The New Zealand dollar that rallied more than 3.5% since the June rate hike to a three-year high earlier this month, ended the week to 18 July at a one-month low, dragged by below-target inflation and strengthening of the US dollar.
The NZD/USD pair ended Friday at 0.8649, down 2.1% from the 10 July peak of 0.8838, which was a high since August 2011.
Data from New Zealand on 25 June showed that the trade balance shrank to $285mn in May from the previous month's $498mn while analysts had been expecting a more moderate narrowing to $300mn.
On 15 July, the consumer price inflation data for the second quarter surprised on the downside. The CPI inflation came in at 1.6% on the year from 1.5% in the previous quarter but trailed the market forecast of 1.8% significantly.
The Reserve Bank of New Zealand targets a CPI level of 2% for the economy, and therefore, the market started expecting a less hawkish RBNZ at the next review.
The Central Bank Stance
"Five years of stimulatory interest rates moderated New Zealand's recession in 2008 and 2009 and provided a platform for the current economic recovery," RBNZ Governor Graeme Wheeler said in the Statement of Intent for 2014-17 released on 9 July.
"We will continue to do our part to ensure economic growth is sustainable by running monetary policy so that we avoid the damaging impact of high inflation on competitiveness, real incomes and output growth."
The RBNZ is scheduled to set rates again on 23 July and despite the evidence of easing price pressures, the market expectation is for a hike to 3.5% from 3.25%, thanks to the strong growth performance.
The 18 June data showed the New Zealand economy expanded 3.8% year on year in Q1 topping expectations of 3.3% and compared with 3.1% in the previous quarter.
"Headline inflation remains moderate and tradables inflation is expected to be low for some time. However, above-trend growth has been absorbing spare capacity and adding pressure to non-tradables inflation," the central bank said in its June policy statement.

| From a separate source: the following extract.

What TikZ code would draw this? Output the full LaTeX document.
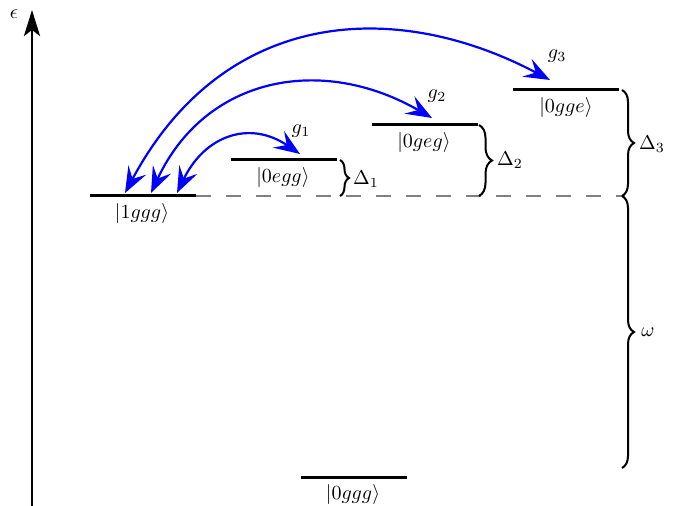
\documentclass[tikz,border=0pt]{standalone}
\usetikzlibrary{arrows.meta,decorations.pathreplacing}
\begin{document}
\begin{tikzpicture}[x=0.5pt,y=-0.5pt,
  level/.style={line width=1.5pt},
  coup/.style={blue, line width=1.1pt,
    {Stealth[length=13pt,width=10pt,inset=5pt]}-{Stealth[length=13pt,width=10pt,inset=5pt]}},
  brc/.style={decorate, line width=1pt},
  lbl/.style={inner sep=0pt}]
\useasboundingbox (0,0) rectangle (680,506);
% axis
\coordinate (ax0) at (32,506);
\coordinate (ax1) at (32,10);
\draw[line width=1.4pt, -{Stealth[length=13pt,width=8pt,inset=3pt]}] (ax0) -- (ax1);
\node[lbl] (eps) at (14,14) {$\epsilon$};
% levels
\coordinate (A1) at (90,196);  \coordinate (A2) at (196,196);
\coordinate (B1) at (231,160); \coordinate (B2) at (337,160);
\coordinate (C1) at (372,125); \coordinate (C2) at (478,125);
\coordinate (D1) at (513,90);  \coordinate (D2) at (619,90);
\coordinate (G1) at (301,478); \coordinate (G2) at (407,478);
\coordinate (dashend) at (625,196);
\draw[gray, line width=0.8pt, dash pattern=on 7.5pt off 7.5pt] (A2) -- (dashend);
\draw[level] (A1) -- (A2);
\draw[level] (B1) -- (B2);
\draw[level] (C1) -- (C2);
\draw[level] (D1) -- (D2);
\draw[level] (G1) -- (G2);
\node[lbl] (l1ggg) at (142,214) {$|1ggg\rangle$};
\node[lbl] (l0egg) at (283,178) {$|0egg\rangle$};
\node[lbl] (l0geg) at (424,143) {$|0geg\rangle$};
\node[lbl] (l0gge) at (566,108) {$|0gge\rangle$};
\node[lbl] (l0ggg) at (353,495) {$|0ggg\rangle$};
% couplings
\coordinate (s1) at (177,193); \coordinate (e1) at (300,154);
\coordinate (s2) at (151,193); \coordinate (e2) at (432,118);
\coordinate (s3) at (125,193); \coordinate (e3) at (550,80);
\draw[coup] (s1) .. controls (205,135) and (250,120) .. (e1);
\draw[coup] (s2) .. controls (205,77) and (321,54) .. (e2);
\draw[coup] (s3) .. controls (224,8) and (395,-2) .. (e3);
\node[lbl] (g1) at (301,131) {$g_1$};
\node[lbl] (g2) at (437,96) {$g_2$};
\node[lbl] (g3) at (557,56) {$g_3$};
% braces
\coordinate (b1t) at (340,160); \coordinate (b1b) at (340,196);
\coordinate (b2t) at (479,125); \coordinate (b2b) at (479,196);
\coordinate (b3t) at (622,90);  \coordinate (b3b) at (622,196);
\coordinate (bwt) at (622,196); \coordinate (bwb) at (622,468);
\draw[brc, decoration={brace,amplitude=4.5pt}] (b1t) -- (b1b);
\draw[brc, decoration={brace,amplitude=6.5pt}] (b2t) -- (b2b);
\draw[brc, decoration={brace,amplitude=6pt}] (b3t) -- (b3b);
\draw[brc, decoration={brace,amplitude=6pt}] (bwt) -- (bwb);
\node[lbl] (d1) at (366,179) {$\Delta_1$};
\node[lbl] (d2) at (510,160) {$\Delta_2$};
\node[lbl] (d3) at (652,144) {$\Delta_3$};
\node[lbl] (om) at (648,332) {$\omega$};
\end{tikzpicture}
\end{document}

That said, the market did look at the CPI seriously and it is reflected in the selloff in the kiwi dollar since then.
A more recovery confident Janet Yellen at her semi-annual Senate testimony on 16 July added weight to the NZ dollar, pushing it down to its lowest since 18 June by Friday.
The greenback had rallied broadly following the Fed Chair's remarks, also hitting demand for risk assets globally.
A weak outlook for global dairy prices also weighs on the New Zealand economy which would further prompt the central bank to pen some dovish lines in the policy document on 23 July.
The NZD/USD pair has just touched the bottom line of an uptrend channel with the fall since 11 July, and therefore, it may see a technical rebound before a sharper move lower.
In that case, it will have its first resistance at 0.8713 and then at 0.8735, the 23.6% Fibonacci retracement of the 4 June to 1o July rally. The pair then has no stops until the July peak of 0.8838.
On the downside, the pair eyes the 50% level of 0.8620 ahead of 0.8570, the 61.8% mark. The bigger support is 0.8516, and as long as that holds, the pair will have its upside potential intact.